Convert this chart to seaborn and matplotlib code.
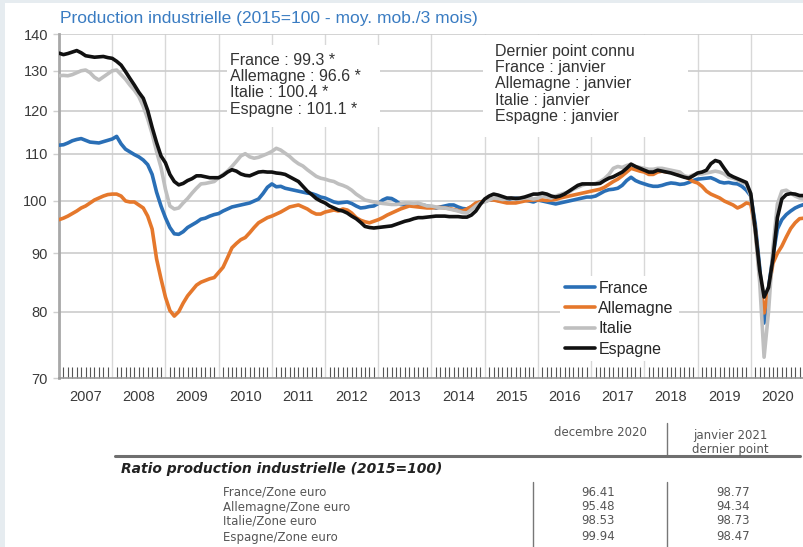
import numpy as np
import pandas as pd
import seaborn as sns
import matplotlib
matplotlib.use('Agg')
import matplotlib.pyplot as plt
from matplotlib.lines import Line2D
from matplotlib.patches import Rectangle
from matplotlib.ticker import FixedLocator, NullLocator

# Indices mensuels (2015=100, moy. mob. 3 mois), janvier 2007 -> janvier 2021
pays = ['France', 'Allemagne', 'Italie', 'Espagne']
annees = list(range(2007, 2021))

france = [
    111.9, 112.0, 112.4, 112.9, 113.2, 113.4, 113.0, 112.6, 112.5, 112.4, 112.7, 113.0,
    113.3, 113.9, 112.2, 111.0, 110.4, 109.8, 109.3, 108.6, 107.6, 105.5, 101.8, 99.0,
    96.7, 94.8, 93.6, 93.5, 94.0, 94.8, 95.3, 95.8, 96.4, 96.6, 97.0, 97.3,
    97.5, 98.0, 98.4, 98.8, 99.0, 99.2, 99.4, 99.6, 100.0, 100.4, 101.5, 102.8,
    103.5, 102.9, 103.0, 102.6, 102.4, 102.2, 102.0, 101.8, 101.6, 101.5, 101.2, 100.8,
    100.6, 100.2, 99.8, 99.6, 99.7, 99.8, 99.5, 99.0, 98.6, 98.7, 98.9, 99.0,
    99.5, 100.2, 100.6, 100.5, 100.0, 99.3, 99.2, 99.3, 99.1, 99.2, 99.2, 99.0,
    98.8, 98.6, 98.8, 99.0, 99.2, 99.2, 98.8, 98.5, 98.4, 98.8, 99.4, 99.8,
    100.0, 100.2, 100.3, 100.1, 100.0, 100.2, 100.5, 100.6, 100.4, 100.2, 100.0, 99.8,
    100.2, 100.0, 99.8, 99.6, 99.4, 99.6, 99.8, 100.0, 100.2, 100.4, 100.6, 100.8,
    100.8, 101.0, 101.5, 102.0, 102.3, 102.4, 102.6, 103.2, 104.2, 104.9, 104.2, 103.8,
    103.5, 103.2, 103.0, 103.0, 103.2, 103.5, 103.7, 103.6, 103.4, 103.5, 103.8, 104.2,
    104.5, 104.6, 104.7, 104.8, 104.4, 103.9, 103.7, 103.8, 103.6, 103.5, 103.0, 102.2,
    101.0, 95.5, 87.5, 78.2, 84.0, 89.5, 94.5, 96.3, 97.3, 98.0, 98.6, 99.0,
    99.3,
]
allemagne = [
    96.3, 96.6, 97.0, 97.5, 98.0, 98.6, 99.0, 99.6, 100.2, 100.6, 101.0, 101.3,
    101.4, 101.4, 101.0, 100.0, 99.8, 99.8, 99.2, 98.6, 97.0, 94.5, 89.0, 85.5,
    82.4, 80.2, 79.3, 80.0, 81.4, 82.6, 83.5, 84.4, 84.9, 85.2, 85.5, 85.7,
    86.6, 87.5, 89.2, 91.0, 91.8, 92.5, 92.9, 93.8, 94.8, 95.7, 96.2, 96.7,
    97.0, 97.4, 97.8, 98.3, 98.8, 99.0, 99.2, 98.8, 98.4, 97.8, 97.4, 97.4,
    97.8, 98.0, 98.2, 98.0, 98.4, 98.2, 97.6, 96.7, 96.2, 95.9, 95.7, 96.0,
    96.3, 96.7, 97.2, 97.6, 98.0, 98.4, 98.7, 99.0, 98.9, 98.8, 98.7, 98.6,
    98.6, 98.7, 98.7, 98.6, 98.5, 98.3, 98.1, 98.0, 98.4, 98.9, 99.6, 99.8,
    100.0, 100.2, 100.2, 100.0, 99.8, 99.6, 99.6, 99.6, 99.8, 100.0, 100.1, 100.2,
    100.2, 100.2, 100.1, 100.2, 100.3, 100.6, 100.8, 101.0, 101.2, 101.4, 101.6, 101.8,
    102.0, 102.2, 102.4, 102.8, 103.4, 104.0, 104.5, 105.2, 106.0, 106.8, 106.5, 106.2,
    106.0, 105.5, 105.5, 106.0, 106.2, 106.0, 106.0, 105.8, 105.5, 105.1, 104.6, 104.0,
    103.7, 103.0, 102.0, 101.4, 101.0, 100.6, 100.0, 99.6, 99.2, 98.6, 99.0, 99.6,
    99.4, 94.5, 86.0, 79.8, 83.5, 88.2, 90.0, 91.3, 93.0, 94.6, 95.7, 96.5,
    96.6,
]
italie = [
    128.7, 128.8, 128.7, 129.0, 129.5, 130.0, 130.2, 129.5, 128.3, 127.6, 128.4, 129.2,
    130.0, 130.2, 129.0, 127.8, 126.3, 125.0, 123.4, 121.0, 118.0, 114.5, 110.5, 107.0,
    102.4, 99.0, 98.4, 98.6, 99.6, 100.5, 101.6, 102.6, 103.5, 103.6, 103.8, 104.0,
    104.8, 105.5, 106.2, 107.2, 108.3, 109.5, 110.0, 109.3, 109.0, 109.2, 109.6, 110.0,
    110.5, 111.2, 110.8, 110.1, 109.4, 108.5, 107.8, 107.3, 106.5, 105.8, 105.1, 104.7,
    104.5, 104.2, 104.0, 103.5, 103.2, 102.8, 102.2, 101.4, 100.8, 100.2, 100.0, 99.8,
    99.6, 99.5, 99.4, 99.3, 99.3, 99.4, 99.6, 99.6, 99.5, 99.6, 99.3, 99.0,
    99.0, 98.8, 98.6, 98.6, 98.4, 98.2, 98.0, 97.7, 97.6, 98.3, 99.0, 99.6,
    99.8, 100.2, 100.6, 100.5, 100.3, 100.4, 100.6, 100.5, 100.4, 100.6, 100.6, 100.4,
    100.6, 101.0, 100.8, 100.6, 101.0, 101.3, 101.6, 101.8, 102.4, 102.8, 103.2, 103.5,
    103.4, 103.6, 104.0, 104.6, 105.5, 106.8, 107.2, 107.0, 107.4, 107.7, 107.2, 107.0,
    106.8, 106.6, 106.6, 106.8, 106.8, 106.6, 106.4, 106.2, 106.0, 105.2, 105.0, 105.4,
    105.6, 105.6, 105.8, 106.0, 106.2, 106.0, 105.6, 104.9, 104.7, 104.3, 103.8, 103.5,
    101.0, 94.0, 85.0, 73.0, 80.0, 91.0, 99.4, 102.0, 102.2, 101.6, 101.0, 100.6,
    100.4,
]
espagne = [
    134.7, 134.3, 134.6, 135.0, 135.4, 134.8, 134.0, 133.8, 133.6, 133.7, 133.8, 133.5,
    133.3, 132.5, 131.5, 129.8, 128.0, 126.3, 124.5, 123.0, 120.0, 116.0, 112.5, 109.5,
    108.0, 105.5, 104.0, 103.3, 103.6, 104.2, 104.6, 105.2, 105.2, 105.0, 104.8, 104.8,
    104.8, 105.3, 106.0, 106.5, 106.2, 105.6, 105.3, 105.2, 105.6, 106.0, 106.1, 106.0,
    106.0, 105.8, 105.7, 105.5, 105.0, 104.5, 104.0, 103.0, 102.0, 101.3, 100.5, 100.0,
    99.6, 99.0, 98.6, 98.2, 98.0, 97.6, 97.0, 96.5, 95.8, 95.0, 94.8, 94.7,
    94.8, 94.9, 95.0, 95.1, 95.4, 95.7, 96.0, 96.2, 96.5, 96.7, 96.7, 96.8,
    96.9, 97.0, 97.0, 97.0, 96.9, 96.9, 96.9, 96.8, 96.8, 97.2, 98.0, 99.3,
    100.4, 101.0, 101.4, 101.2, 100.9, 100.6, 100.6, 100.5, 100.6, 100.8, 101.1, 101.4,
    101.4, 101.6, 101.4, 101.0, 100.8, 101.0, 101.4, 102.0, 102.6, 103.2, 103.5, 103.5,
    103.5, 103.5, 103.6, 104.2, 104.7, 105.0, 105.5, 106.0, 106.8, 107.7, 107.2, 106.8,
    106.4, 106.0, 106.0, 106.4, 106.2, 106.0, 105.8, 105.5, 105.2, 104.9, 104.7, 105.2,
    105.8, 106.0, 106.4, 107.8, 108.5, 108.2, 106.8, 105.5, 105.0, 104.6, 104.2, 103.8,
    101.5, 94.5, 87.0, 82.4, 84.0, 89.0, 96.7, 100.4, 101.3, 101.5, 101.4, 101.1,
    101.1,
]

yticks = [70, 80, 90, 100, 110, 120, 130, 140]

notes_valeurs = ['France : 99.3 *', 'Allemagne : 96.6 *', 'Italie : 100.4 *', 'Espagne : 101.1 *']
notes_dernier = ['Dernier point connu', 'France : janvier', 'Allemagne : janvier',
                 'Italie : janvier', 'Espagne : janvier']

lignes_tableau = ['France/Zone euro', 'Allemagne/Zone euro', 'Italie/Zone euro', 'Espagne/Zone euro']
ratio_dec2020 = ['96.41', '95.48', '98.53', '99.94']
ratio_jan2021 = ['98.77', '94.34', '98.73', '98.47']

couleurs = {'France': '#2a6fb6', 'Allemagne': '#e5782c', 'Italie': '#bfbfbf', 'Espagne': '#111111'}

# long format pour seaborn
dates = 2007 + np.arange(len(france)) / 12
df = pd.DataFrame({
    'date': np.tile(dates, 4),
    'pays': np.repeat(pays, len(france)),
    'indice': np.concatenate([france, allemagne, italie, espagne]),
})

sns.set_style('white')
plt.rcParams['font.family'] = ['Liberation Sans', 'DejaVu Sans']

W, H = 804, 547
fig = plt.figure(figsize=(W / 100, H / 100), dpi=100)
fig.patch.set_facecolor('#e6ecf0')


def fx(x):
    return x / W


def fy(y):
    return 1 - y / H


fig.add_artist(Rectangle((fx(5), 0), 1 - fx(5), fy(3), transform=fig.transFigure,
                         facecolor='white', edgecolor='none', zorder=-5))

ax = fig.add_axes([fx(59), fy(378), fx(804) - fx(59), fy(34) - fy(378)])
sns.lineplot(data=df, x='date', y='indice', hue='pays', hue_order=pays, palette=couleurs,
             linewidth=2.6, estimator=None, sort=False, legend=False, ax=ax, zorder=3)

ax.set_yscale('log')
ax.set_ylim(70, 140)
ax.set_xlim(2007, 2021)
ax.yaxis.set_major_locator(FixedLocator(yticks))
ax.set_yticklabels([str(v) for v in yticks])
ax.yaxis.set_minor_locator(NullLocator())
ax.set_xlabel('')
ax.set_ylabel('')

ax.xaxis.set_major_locator(FixedLocator(annees))
ax.xaxis.set_minor_locator(FixedLocator([a + k / 12 for a in annees for k in range(1, 12)]))
ax.tick_params(axis='x', which='major', direction='out', length=19.5, width=1,
               color='#cfcfcf', labelbottom=False)
ax.tick_params(axis='x', which='minor', direction='in', length=8, width=0.8,
               color='#555555', bottom=True)
ax.tick_params(axis='y', which='major', direction='out', length=4, width=1,
               color='#cfcfcf', pad=4, labelsize=10.5, labelcolor='#3a3a3a', left=True)
ax.set_axisbelow(True)
ax.xaxis.grid(True, which='major', color='#d8d8d8', linewidth=1.0)
# quadrillage horizontal
ax.hlines(yticks[1:], 2007, 2021, colors='#cccccc', linewidths=1.2, zorder=0.6)

for s in ['top', 'right']:
    ax.spines[s].set_visible(False)
ax.spines['left'].set_color('#a8a8a8')
ax.spines['left'].set_linewidth(2)
ax.spines['bottom'].set_color('#9a9a9a')
ax.spines['bottom'].set_linewidth(1.2)

for a in annees:
    ax.text(a + 0.5, -0.055, str(a), transform=ax.get_xaxis_transform(),
            ha='center', va='center', fontsize=10.5, color='#3a3a3a')

# encadres blancs des annotations
for x0, y0, x1, y1 in [(227, 45, 380, 127), (483, 35, 688, 137)]:
    ax.add_patch(Rectangle((fx(x0), fy(y1)), fx(x1) - fx(x0), fy(y0) - fy(y1),
                           transform=fig.transFigure, facecolor='white',
                           edgecolor='none', zorder=1))

fig.text(fx(60), fy(18), 'Production industrielle (2015=100 - moy. mob./3 mois)',
         ha='left', va='center', fontsize=12.5, color='#3a7cc2')
fig.text(fx(230), fy(53), '\n'.join(notes_valeurs), ha='left', va='top',
         fontsize=11.5, color='#333333', linespacing=1.1)
fig.text(fx(495), fy(44), '\n'.join(notes_dernier), ha='left', va='top',
         fontsize=11.5, color='#333333', linespacing=1.1)

ax.legend(handles=ax.lines[:4], labels=pays, loc='upper left',
          bbox_to_anchor=(fx(560), fy(276)), bbox_transform=fig.transFigure,
          frameon=True, fancybox=False, edgecolor='none', facecolor='white',
          framealpha=1, fontsize=11.5, handlelength=1.9, handletextpad=0.2,
          labelspacing=0.33, borderpad=0.3, borderaxespad=0)

# tableau des ratios
tab = dict(fontsize=8.5, color='#555555', family='DejaVu Sans')
fig.text(fx(600), fy(433), 'decembre 2020', ha='center', va='center', **tab)
fig.text(fx(730), fy(435), 'janvier 2021', ha='center', va='center', **tab)
fig.text(fx(730), fy(450), 'dernier point', ha='center', va='center', **tab)
fig.add_artist(Line2D([fx(667), fx(667)], [fy(423), fy(455)], color='#777777', lw=1,
                      transform=fig.transFigure))
fig.add_artist(Line2D([fx(115), fx(800)], [fy(456), fy(456)], color='#6f6f6f', lw=2.2,
                      transform=fig.transFigure))
fig.text(fx(121), fy(469), 'Ratio production industrielle (2015=100)', ha='left', va='center',
         fontsize=10, fontweight='bold', fontstyle='italic', color='#222222',
         family='DejaVu Sans')
for xl in [533, 667]:
    fig.add_artist(Line2D([fx(xl), fx(xl)], [fy(482), fy(547)], color='#777777', lw=1,
                          transform=fig.transFigure))
for nom, v1, v2, yy in zip(lignes_tableau, ratio_dec2020, ratio_jan2021, [492, 507, 521, 537]):
    fig.text(fx(223), fy(yy), nom, ha='left', va='center', **tab)
    fig.text(fx(598), fy(yy), v1, ha='center', va='center', **tab)
    fig.text(fx(733), fy(yy), v2, ha='center', va='center', **tab)

fig.savefig('out.png', dpi=100, facecolor=fig.get_facecolor())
:::
### Exercise brief
Repeat only the lines between the start of the data and the line with "from matplotlib.ticker import", including those two lines, and skip the pictures.

### Worked solution
Convert this chart to seaborn and matplotlib code.
import numpy as np
import pandas as pd
import seaborn as sns
import matplotlib
matplotlib.use('Agg')
import matplotlib.pyplot as plt
from matplotlib.lines import Line2D
from matplotlib.patches import Rectangle
from matplotlib.ticker import FixedLocator, NullLocator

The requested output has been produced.